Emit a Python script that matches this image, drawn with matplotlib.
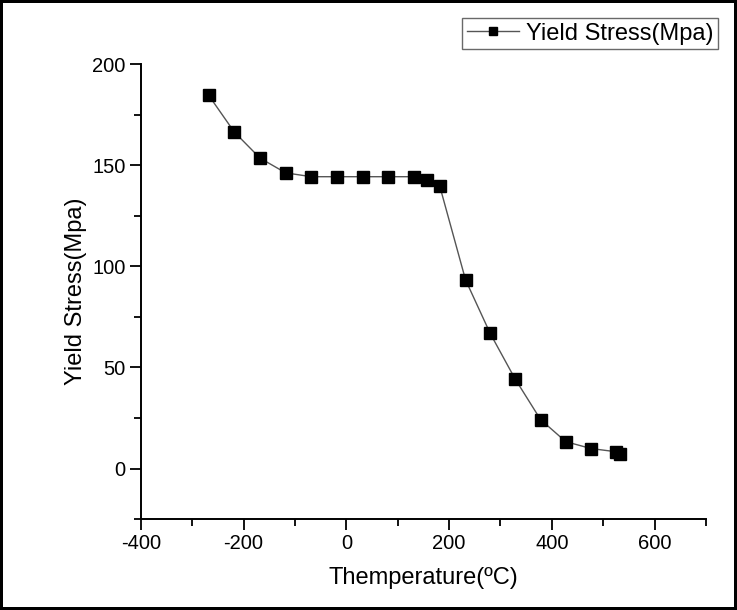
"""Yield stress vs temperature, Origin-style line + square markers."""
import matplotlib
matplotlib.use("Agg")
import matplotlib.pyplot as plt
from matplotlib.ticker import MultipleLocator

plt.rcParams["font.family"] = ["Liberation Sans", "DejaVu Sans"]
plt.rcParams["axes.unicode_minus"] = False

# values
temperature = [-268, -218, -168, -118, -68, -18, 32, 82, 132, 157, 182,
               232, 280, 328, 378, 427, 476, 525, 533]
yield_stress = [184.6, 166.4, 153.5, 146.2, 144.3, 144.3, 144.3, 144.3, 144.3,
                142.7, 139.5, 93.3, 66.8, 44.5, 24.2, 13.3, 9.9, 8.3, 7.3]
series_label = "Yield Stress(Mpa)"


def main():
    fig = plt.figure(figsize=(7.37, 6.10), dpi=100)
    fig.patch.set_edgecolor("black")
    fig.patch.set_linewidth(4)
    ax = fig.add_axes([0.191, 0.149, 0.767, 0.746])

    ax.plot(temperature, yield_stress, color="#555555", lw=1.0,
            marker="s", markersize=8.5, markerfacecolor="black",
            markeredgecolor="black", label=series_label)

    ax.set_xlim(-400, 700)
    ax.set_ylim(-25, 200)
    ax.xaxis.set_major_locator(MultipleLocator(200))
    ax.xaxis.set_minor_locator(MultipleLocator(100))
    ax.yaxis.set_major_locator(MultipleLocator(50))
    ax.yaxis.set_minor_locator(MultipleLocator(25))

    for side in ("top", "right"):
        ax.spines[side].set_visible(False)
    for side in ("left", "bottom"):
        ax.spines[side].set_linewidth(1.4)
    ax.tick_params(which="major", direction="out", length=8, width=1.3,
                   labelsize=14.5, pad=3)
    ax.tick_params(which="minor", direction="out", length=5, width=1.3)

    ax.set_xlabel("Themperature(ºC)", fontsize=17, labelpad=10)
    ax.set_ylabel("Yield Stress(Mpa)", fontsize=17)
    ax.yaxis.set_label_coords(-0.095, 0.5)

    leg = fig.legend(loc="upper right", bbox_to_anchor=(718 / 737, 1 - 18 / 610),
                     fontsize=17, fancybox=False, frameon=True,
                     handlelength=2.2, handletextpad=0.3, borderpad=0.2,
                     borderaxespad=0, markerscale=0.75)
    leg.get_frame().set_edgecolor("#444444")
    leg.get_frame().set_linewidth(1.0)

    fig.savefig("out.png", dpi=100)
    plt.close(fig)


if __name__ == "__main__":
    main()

******************************

#### EXERCISE:
Look back over the material above and state how many lines hold the word "matplotlib". Write the number and nothing else.

#### ANSWER TO THE PROBLEM:
5